Wednesday 1 February 2017

Budget 2017 Update By Research Infotech | Call :8982890444


Finance Minister Arun Jaitley placed consumers before rigid fiscal discipline as he spelt out a carefully crafted plan to boost people’s spending power, create jobs and improve rural incomes in 2017-18 Budget, mixing welfare economics with a new wave of reforms.

He exempted foreign portfolio investors (FPIs) from indirect transfers, a move that will soothe frayed nerves following a tax circular in December that had sparked fears among overseas investors. 

He offered the most to those at the lowest salary bracket, farmers and small businesses which endured the demonetisation shock and could also influence the outcome in five upcoming assembly elections. 
Jaitley also proposed a new law to confiscate assets of economic offenders who have left the country, a move that will pave the way for launching a crackdown on corporate loan defaulters.

The finance minister announced changes in electoral funding, under which political parties can only receive up to Rs 2,000 in cash from a single source, and proposed to ban cash transactions above Rs 3 lakh. 
The minister announced Mission Antyodaya, an ambitious umbrella initiative aimed at lifting 10 million out of poverty by stitching together a raft of programmes.

MNREGS

The world’s largest job guarantee scheme, received top billing with budgetary allocation of Rs 48,000 crore, a 24 percent jump over the previous year’s Rs 38,500 crore, but only a Rs 1000 crore more than the actual spend of 2016-17. 

The Finance Minister raised the Budget for programmes for scheduled castes (SCs) for 2017-18 to 52,393 crore from Rs 38,000 crore currently. Likewise, the annual budget for initiatives for scheduled tribes (STs) was raised to Rs 31,920 crore and for minorities to Rs 4,195 crore in 2017-18. 

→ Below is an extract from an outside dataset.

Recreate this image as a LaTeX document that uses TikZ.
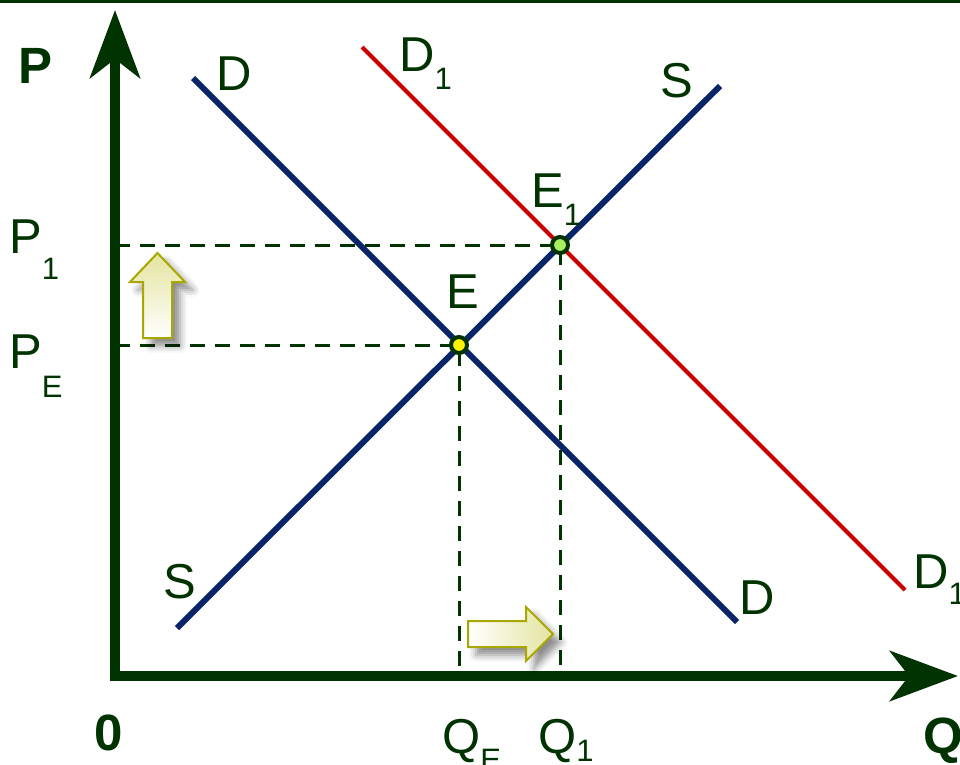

LESS TAX FOR SMALL SALARIES


Jaitley kept the income-tax exemption limit — the threshold below which taxes are not required to be paid – at Rs 2.5 lakh a year, but marginally rejigged the tax rates at the lower and higher  ends. Those earning between Rs 2.5 lakh and Rs 5 lakh will now be taxed at 5 percent from 2017-18, from 10 percent earlier, and those earning between Rs 50 lakh and Rs 1 crore annually will have to pay surcharge of 10 percent in addition to a 30 percent income tax. The surcharge for people with an annual Rs 1 crore taxable income will remain at 15 percent.

DIGITAL PUSH 

He announced a scheme to enable NABARD to digitise 63,000 primary agricultural cooperatives, withdrew service charges on e-tickets booked via IRCTC, proposed an allocation at Rs 10,000 crore for Bharatnet, an umbrella plan for nation-wide broad-band connectivity. “A shift to the digital platform will benefit the common man,” Jaitley said Two new schemes –Refer and Bonus and the Aadhar Pay—to supplement the BHIM app will be launched  to fund digital payment systems in rural and remote areas as part of the government’s strategy to move India towards a “less-cash” society.

CORPROATE TAX REJIG

He proposed changes in India’s corporate tax system, but left the headline corporate income tax rate unchanged at 30 percent. That said, medium and small enterprises with annual turnover of upto Rs 50 crore, would now be taxed at 25 percent, from 30 percent earlier. The lower rate is a carryover from Jaitley’s to-do list of 2015 when he said the corporate income tax would progressively be cut to 25 percent over four years, but will be accompanied by fewer deductions.

SPINNING JOBS

Jaitley proposed incentives for the labour-intensive leather sector as part of the government’s signature Make in India initiative to boost manufacturing and create jobs.